The average duration of unemployment rose from 24.5 weeks in June to 25.1 weeks in July, according to the Bureau of Labor Statistics. “A year ago, the average duration of unemployment was 17.3 weeks,” said Chandan. “The share of the unemployed who have been out of work for six months or more increased to 33.8% in July, up from 29% in June and 19.3% a year ago.”

What’s more, the number of long-term unemployed — those jobless for 27 weeks or more — rose by 584,000 during July to 5 million, according to the Bureau of Labor Statistics.

Gazing into its crystal ball

Reis now forecasts that the national apartment vacancy rate will reach 7.8% by the end of 2009, down slightly from a previous forecast of 7.9%. A burst of new supply — 47,000 units so far this year and a projected 110,000 by year-end — is expected to result in the vacancy rate peaking above 8% by 2010, according to Reis.

“More than two-thirds of new apartment buildings opened their doors in the first half of 2009 fifty percent vacant or higher,” said Calanog. Effective rents nationally are projected to fall by 2.6% by the end of 2009 and not begin to see positive growth until 2011 when they are projected to rise a tepid 1.3%.

The outlook for the nation’s office market isn’t any rosier in the near term. The national office vacancy rate is forecast to hit 16.9% by year’s end, according to Reis, before peaking at 17.9% in 2010. Meanwhile, office effective rents nationally on average are projected to decline 8.6% by the end of 2009, and continue falling, albeit at a slower pace, until 2012 when they will see modest growth of 1%.

Although GDP contracted at a “less bad” pace in the second quarter, according to Calanog, consumers and private businesses continued to rein in spending. After stripping away government expenditures and net exports, according to Reis, spending contracted by 3.5% in the second quarter, following two brutal quarters of pullbacks — 6.09% and 8.52%.

As a result, retail neighborhood and community shopping centers, typically stalwarts of the retail sector, ended the second quarter with a vacancy rate of 10%, up from 9.5% at the end of the first quarter. Effective rents dropped by 1.1% in the second quarter following a 1.1% decline in the first quarter.

“Asking and effective rents also registered record-high declines as retail property landlords faced continuing pressure from tenants who were downsizing space requirements, negotiating more favorable lease terms, or going out of business altogether,” said Calanog of neighborhood and community shopping centers.
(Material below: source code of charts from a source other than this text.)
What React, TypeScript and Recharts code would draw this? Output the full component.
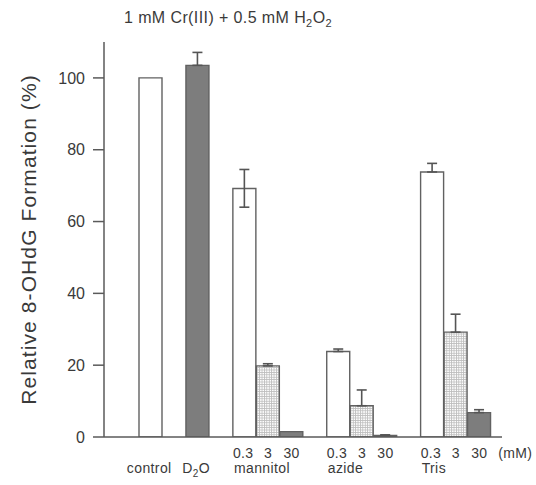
import React from "react";
import { BarChart, Bar, XAxis, YAxis, ErrorBar, Cell } from "recharts";

// slot labels (empty = spacer slot)
const doseLabels = ["", "", "", "", "0.3", "3", "30", "", "0.3", "3", "30", "", "0.3", "3", "30"];
const groupLabels = ["control", "", "D2O", "", "mannitol", "", "", "", "azide", "", "", "", "Tris", "", ""];
const values = [100, null, 103.5, null, 69.2, 19.8, 1.5, null, 23.8, 8.7, 0.4, null, 73.8, 29.2, 6.8];
const errLow = [null, null, 0, null, 5.2, 0, null, null, 0, 0, 0, null, 0, 0, 0];
const errHigh = [null, null, 3.6, null, 5.3, 0.6, null, null, 0.7, 4.4, 0.2, null, 2.4, 5.0, 0.8];
const fillKinds = ["open", "", "dark", "", "open", "dots", "dark", "", "open", "dots", "dark", "", "open", "dots", "dark"];
const yTicks = [0, 20, 40, 60, 80, 100];

const data = values.map((v, i) => ({
  id: "s" + i,
  value: v,
  err: errHigh[i] === null ? undefined : [errLow[i], errHigh[i]],
}));

const FONT = "'Liberation Sans', Arial, Helvetica, sans-serif";
const TEXT = "#3a3a3a";
const LINE = "#5a5a5a";

const fillFor = (k: string) =>
  k === "dark" ? "#7d7d7d" : k === "dots" ? "url(#stipple)" : "#ffffff";

const XTick = (props: any) => {
  const { x, y, payload } = props;
  const i = payload.index;
  const half = 11.7;
  const dose = doseLabels[i];
  const group = groupLabels[i];
  const out: React.ReactNode[] = [];
  if (dose) {
    const isFirst = dose === "0.3";
    out.push(
      <text key="d" x={isFirst ? x - half : x} y={y + 21} textAnchor={isFirst ? "start" : "middle"}
        fontSize={14} letterSpacing={0.3} fill={TEXT} fontFamily={FONT}>{dose}</text>
    );
  }
  if (i === doseLabels.length - 1) {
    out.push(
      <text key="mm" x={x + 19} y={y + 21} textAnchor="start" fontSize={14} letterSpacing={0.3} fill={TEXT} fontFamily={FONT}>(mM)</text>
    );
  }
  if (group) {
    const centered = !dose;
    const content = group === "D2O" ? (
      <>
        D<tspan fontSize={10} dy={4}>2</tspan><tspan dy={-4}>O</tspan>
      </>
    ) : group;
    out.push(
      <text key="g" x={centered ? x - 1.5 : x - half + 1} y={y + 36} textAnchor={centered ? "middle" : "start"}
        fontSize={14} letterSpacing={0.4} fill={TEXT} fontFamily={FONT}>{content}</text>
    );
  }
  return <g>{out}</g>;
};

const YLabel = (props: any) => {
  const vb = props.viewBox || {};
  const cy = (vb.y ?? 42) + (vb.height ?? 395) / 2;
  return (
    <text x={36} y={cy} transform={`rotate(-90, 36, ${cy})`} textAnchor="middle"
      fontSize={21} letterSpacing={1.1} fill={TEXT} fontFamily={FONT}>
      Relative 8-OHdG Formation (%)
    </text>
  );
};

export default function App() {
  return (
    <div style={{ position: "absolute", left: 0, top: 0, width: 536, height: 485, background: "#fff" }}>
      <svg width={536} height={40} style={{ position: "absolute", left: 0, top: 0 }}>
        <text x={228} y={23} textAnchor="middle" fontSize={16} letterSpacing={0.4} fill={TEXT} fontFamily={FONT}>
          1 mM Cr(III) + 0.5 mM H<tspan fontSize={11} dy={4}>2</tspan><tspan dy={-4}>O</tspan><tspan fontSize={11} dy={4}>2</tspan>
        </text>
      </svg>
      <div style={{ position: "absolute", left: 0, top: 0 }}>
        <BarChart width={536} height={485} data={data}
          margin={{ top: 42, right: 34, left: 0, bottom: 0 }}
          barCategoryGap={0} barGap={0}>
          <defs>
            <pattern id="stipple" width={2.4} height={2.4} patternUnits="userSpaceOnUse">
              <rect width={2.4} height={2.4} fill="#ffffff" />
              <path d="M0 0.4 H2.4 M0.4 0 V2.4" stroke="#bdbdbd" strokeWidth={0.9} />
            </pattern>
          </defs>
          <XAxis dataKey="id" type="category" padding={{ left: 35, right: 11 }}
            axisLine={{ stroke: LINE, strokeWidth: 1.5 }} tickLine={false} tickSize={0} tickMargin={0}
            interval={0} tick={<XTick />} height={48} />
          <YAxis type="number" domain={[0, 110]} ticks={yTicks} width={104}
            axisLine={{ stroke: LINE, strokeWidth: 1.5 }} tickLine={{ stroke: LINE, strokeWidth: 1.5 }}
            tickSize={11} tickMargin={8} allowDataOverflow
            tick={{ fontSize: 16, fill: TEXT, fontFamily: FONT }}
            label={<YLabel />} />
          <Bar dataKey="value" isAnimationActive={false} stroke="#616161" strokeWidth={1.4}>
            {fillKinds.map((k, i) => (
              <Cell key={i} fill={fillFor(k)} />
            ))}
            <ErrorBar dataKey="err" width={5} stroke="#555" strokeWidth={1.6} direction="y" />
          </Bar>
        </BarChart>
      </div>
    </div>
  );
}
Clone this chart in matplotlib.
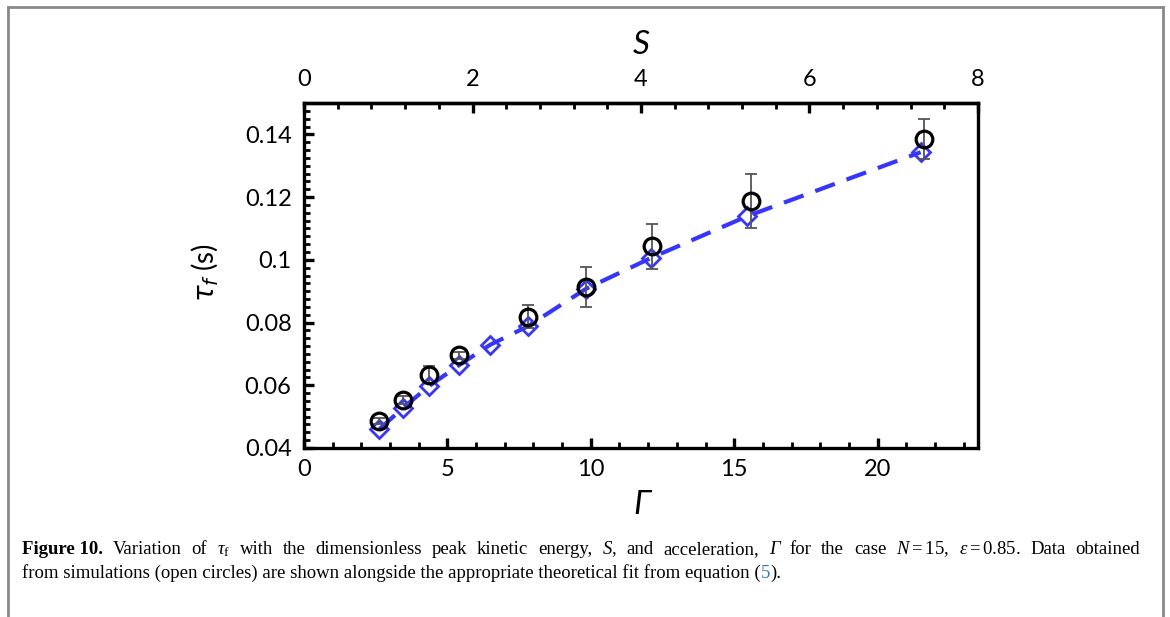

Negative net absorption, however, also hit dire territory. After ending 2008 with negative 7.5 million sq. ft., by the end of 2009 negative net absorption is forecast to peak at 27 million sq. ft. Reis does not anticipate any improvement until 2012, when neighborhood and community shopping centers are projected to post positive net absorption of 24.3 million sq. ft.

The U.S. industrial vacancy rate should begin to tighten in 2011, assuming that an economic recovery begins in early 2010 and global demand picks up. In the meantime, negative net absorption is projected to peak at 65.8 million sq. ft. by the end of 2009, while the national vacancy rate is expected to reach 11.4%, up from 10.2% in 2008. Nationally, effective rents are projected to contract by 3.7% on average during the same period.

While second-quarter numbers were dismal, they were expected, Calanog maintains. On the flip side, no good news has yet to unexpectedly emerge to give the commercial real estate industry hope for a faster or easier recovery.